The 24-station Jurong Region Line (JRL) will open from 2026, ramping up transport connectivity in Jurong, as it is transformed into a home for new towns, a second Central Business District and an innovation district. Construction for the JRL is expected to start early next year. JRL will subsequently open in three phases: 2026, 2027 and 2028. The 24km above-ground line will serve residents in Choa Chu Kang, Boon Lay and future Tengah estates, boosting accessibility to schools, industrial areas and the Nanyang Technological University (NTU). Read the full Straits Times article below:
Source: “24km Jurong Region Line to open from 2026”, The Straits Times, 10 May 2018
The Straits Times article
The 24-station Jurong Region Line (JRL) will open from 2026, ramping up transport connectivity in Jurong, as it is transformed into a home for new towns, a second Central Business District (CBD) and an innovation district.
The 24km above-ground line will also serve residents in the Choa Chu Kang, Boon Lay and future Tengah estates, boosting accessibility to schools, industrial areas and the Nanyang Technological University (NTU).
The medium-capacity JRL will use smaller train cars, which can carry between 150 and 200 commuters, compared with cars on other MRT lines, which have a capacity of more than 200. While JRL trains will have three cars each, a fourth car can be coupled to increase capacity.
Transport Minister Khaw Boon Wan, who unveiled the JRL's alignment yesterday, said the line "marks a quantum leap" in the development of Jurong's transport infrastructure.
During a visit to the site of the North-South Line's future Canberra station, Mr Khaw said in a speech that the JRL will improve the resilience of the entire MRT network.
He said the JRL's two interchange stations at Choa Chu Kang (North-South Line) and Boon Lay (East-West Line) will offer commuters alternative travel routes, redistributing and relieving train loading between Choa Chu Kang and Jurong East stations. The JRL has a third interchange station at Jurong East, which links to the East-West and North-South lines.
A commuter going from Choa Chu Kang to NTU will have a shorter journey of 35 minutes with the JRL, saving 25 minutes.
The JRL system is designed with a headway, or train interval, of 90 seconds. The authorities plan to run the trains at intervals of between two and three minutes at the start. There will be two services - an eastern and a western route.
The JRL, Mr Khaw said, will go towards achieving the Government's vision for Jurong. It will help develop Jurong Lake District into the largest commercial hub outside the CBD and support the development of the future Jurong Innovation District. When these are fully developed, the JRL is expected to carry more than 500,000 commuters daily.

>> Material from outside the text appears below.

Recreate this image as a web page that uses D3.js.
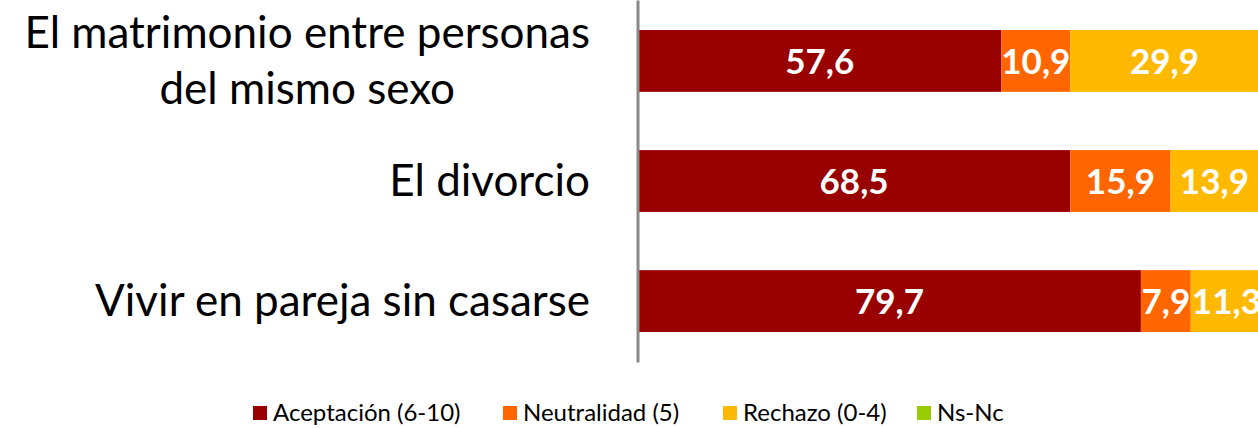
<!DOCTYPE html>
<html>
<head>
<meta charset="utf-8">
<script src="https://cdn.jsdelivr.net/npm/d3@7"></script>
<style>
  body { margin: 0; background: #fff; }
  svg { display: block; font-family: Lato, 'Open Sans', sans-serif; }
</style>
</head>
<body>
<div id="chart"></div>
<script>
const categories = [
  ['El matrimonio entre personas', 'del mismo sexo'],
  ['El divorcio'],
  ['Vivir en pareja sin casarse']
];
const seriesNames = ['Aceptación (6-10)', 'Neutralidad (5)', 'Rechazo (0-4)', 'Ns-Nc'];
const aceptacion = [57.6, 68.5, 79.7];
const neutralidad = [10.9, 15.9, 7.9];
const rechazo = [29.9, 13.9, 11.3];
const nsnc = [1.6, 1.7, 1.1];
const colors = ['#990000', '#FF6600', '#FFB900', '#99CC00'];

const W = 1258, H = 428;
const margin = { t: 0, l: 638, r: 0 };
const plotH = 362;

const svg = d3.select('#chart').append('svg')
  .attr('width', W)
  .attr('height', H);

const keys = ['acep', 'neut', 'rech', 'ns'];
const rows = categories.map((c, i) => ({
  label: c,
  acep: aceptacion[i],
  neut: neutralidad[i],
  rech: rechazo[i],
  ns: nsnc[i]
}));

const stack = d3.stack().keys(keys)(rows);

const x = d3.scaleLinear().domain([0, 100]).range([margin.l, margin.l + 631]);
const y = d3.scaleBand().domain(d3.range(rows.length)).range([0, plotH]).paddingInner(0.485).paddingOuter(0.25);

const plot = svg.append('g').attr('class', 'plot');

stack.forEach((s, k) => {
  const g = plot.append('g').attr('fill', colors[k]);
  g.selectAll('rect')
    .data(s)
    .enter()
    .append('rect')
    .attr('x', d => x(d[0]))
    .attr('width', d => x(d[1]) - x(d[0]))
    .attr('y', (d, i) => y(i))
    .attr('height', y.bandwidth());

  // value labels (Ns-Nc has none visible)
  if (k < 3) {
    g.selectAll('text')
      .data(s)
      .enter()
      .append('text')
      .attr('x', d => (x(d[0]) + x(d[1])) / 2)
      .attr('y', (d, i) => y(i) + y.bandwidth() / 2)
      .attr('dy', '0.36em')
      .attr('text-anchor', 'middle')
      .attr('fill', '#fff')
      .style('font-weight', 'bold')
      .style('font-size', '35px')
      .text(d => d3.format('.1f')(d[1] - d[0]).replace('.', ','));
  }
});

// vertical category axis
const axisY = d3.axisLeft(y).tickSize(0).tickFormat('');
const ax = svg.append('g')
  .attr('transform', `translate(${margin.l - 0.5},0)`)
  .call(axisY);
ax.select('.domain').attr('stroke', '#888').attr('stroke-width', 3);

// category labels, wrapped lines centred, block right-aligned
const labelRight = 590;
const lineH = 56;
rows.forEach((r, i) => {
  const cy = y(i) + y.bandwidth() / 2;
  const t = svg.append('text')
    .attr('text-anchor', 'middle')
    .attr('fill', '#000')
    .style('font-size', '44px');
  const n = r.label.length;
  r.label.forEach((line, j) => {
    t.append('tspan')
      .attr('x', 0)
      .attr('y', cy + (j - (n - 1) / 2) * lineH)
      .attr('dy', '0.35em')
      .text(line);
  });
  const w = d3.max(t.selectAll('tspan').nodes(), nd => nd.getComputedTextLength());
  t.selectAll('tspan').attr('x', labelRight - w / 2);
});

// legend
const legendX = [253, 503, 723, 917];
const legend = svg.append('g').attr('transform', 'translate(0,413)');
seriesNames.forEach((name, i) => {
  const it = legend.append('g').attr('transform', `translate(${legendX[i]},0)`);
  it.append('rect')
    .attr('x', 0).attr('y', -7)
    .attr('width', 14).attr('height', 14)
    .attr('fill', colors[i]);
  it.append('text')
    .attr('x', 20)
    .attr('dy', '0.35em')
    .style('font-size', '24px')
    .attr('fill', '#000')
    .text(name);
});
</script>
</body>
</html>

The JRL's opening also dovetails with the Kuala Lumpur-Singapore High Speed Rail in Jurong, which is targeted to be ready by 2026.

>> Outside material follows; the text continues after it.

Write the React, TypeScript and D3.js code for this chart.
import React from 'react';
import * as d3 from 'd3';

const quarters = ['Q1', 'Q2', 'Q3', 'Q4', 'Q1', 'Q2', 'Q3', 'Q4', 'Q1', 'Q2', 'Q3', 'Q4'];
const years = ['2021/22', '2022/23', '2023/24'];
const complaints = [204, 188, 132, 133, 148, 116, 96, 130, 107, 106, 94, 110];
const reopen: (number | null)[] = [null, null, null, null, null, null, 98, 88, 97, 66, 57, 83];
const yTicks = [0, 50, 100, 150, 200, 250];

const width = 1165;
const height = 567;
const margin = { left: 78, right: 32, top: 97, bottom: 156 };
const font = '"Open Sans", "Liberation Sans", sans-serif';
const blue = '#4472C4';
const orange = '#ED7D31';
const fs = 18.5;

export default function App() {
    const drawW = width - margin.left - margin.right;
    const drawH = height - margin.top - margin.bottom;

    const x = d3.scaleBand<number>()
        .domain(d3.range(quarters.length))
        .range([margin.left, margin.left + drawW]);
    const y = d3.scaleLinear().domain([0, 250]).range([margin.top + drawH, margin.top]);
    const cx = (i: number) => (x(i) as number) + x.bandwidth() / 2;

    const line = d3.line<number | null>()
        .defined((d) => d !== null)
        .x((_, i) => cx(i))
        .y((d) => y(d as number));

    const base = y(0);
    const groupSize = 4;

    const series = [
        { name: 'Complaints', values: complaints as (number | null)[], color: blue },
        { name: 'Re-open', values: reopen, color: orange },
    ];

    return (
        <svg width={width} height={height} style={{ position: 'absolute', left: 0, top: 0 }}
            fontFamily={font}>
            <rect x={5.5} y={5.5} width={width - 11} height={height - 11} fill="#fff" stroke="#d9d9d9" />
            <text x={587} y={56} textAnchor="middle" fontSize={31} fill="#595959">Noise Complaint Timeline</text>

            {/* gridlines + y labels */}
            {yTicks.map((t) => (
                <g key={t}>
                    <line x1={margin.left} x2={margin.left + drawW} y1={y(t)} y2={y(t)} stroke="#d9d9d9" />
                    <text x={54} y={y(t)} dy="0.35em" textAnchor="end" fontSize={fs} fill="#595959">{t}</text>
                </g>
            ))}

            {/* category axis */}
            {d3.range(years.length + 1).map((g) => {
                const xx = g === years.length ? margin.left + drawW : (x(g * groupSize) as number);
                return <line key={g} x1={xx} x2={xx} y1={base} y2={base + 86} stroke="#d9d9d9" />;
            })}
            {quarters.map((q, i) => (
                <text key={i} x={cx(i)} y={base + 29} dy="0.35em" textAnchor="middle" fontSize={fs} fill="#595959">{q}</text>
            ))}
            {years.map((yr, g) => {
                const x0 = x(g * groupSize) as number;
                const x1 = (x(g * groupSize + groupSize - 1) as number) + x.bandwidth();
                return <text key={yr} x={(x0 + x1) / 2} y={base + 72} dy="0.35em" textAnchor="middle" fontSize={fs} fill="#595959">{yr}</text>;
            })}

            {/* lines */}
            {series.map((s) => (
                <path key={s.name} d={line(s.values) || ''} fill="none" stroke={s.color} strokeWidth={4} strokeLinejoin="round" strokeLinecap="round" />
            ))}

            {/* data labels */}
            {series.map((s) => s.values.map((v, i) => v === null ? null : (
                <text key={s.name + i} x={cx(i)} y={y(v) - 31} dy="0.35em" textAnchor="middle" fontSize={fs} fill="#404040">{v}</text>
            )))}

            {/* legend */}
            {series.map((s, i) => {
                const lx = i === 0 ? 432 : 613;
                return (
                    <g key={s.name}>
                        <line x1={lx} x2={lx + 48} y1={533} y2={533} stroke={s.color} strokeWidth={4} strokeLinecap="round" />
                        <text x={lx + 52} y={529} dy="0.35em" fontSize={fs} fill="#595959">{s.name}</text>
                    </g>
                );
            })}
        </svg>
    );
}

Construction for the JRL is expected to start early next year.
The first phase, to open in 2026, will be the JRL (West) segment comprising 10 stations linking Choa Chu Kang to Boon Lay and Tawas. The second phase, to open in 2027, will be the JRL (East) segment with seven stations, providing connectivity between Tengah and Pandan Reservoir. The final phase in 2028 will see the line extending farther into the west to NTU and Jurong Pier in the south.
Yesterday, Mr Khaw also said that Canberra station - between Yishun and Sembawang - will open by December next year.
Asked about the JRL's unique alignment, National University of Singapore transport researcher Lee Der-Horng said it is designed to match the demand in the built-up areas and the future earmarked developments. Costs are likely the reason why the line is not being built underground, he said.
"It is good to have the flexibility to expand the capacity from three to four cars. It is a reflection of the future ridership growth," he added.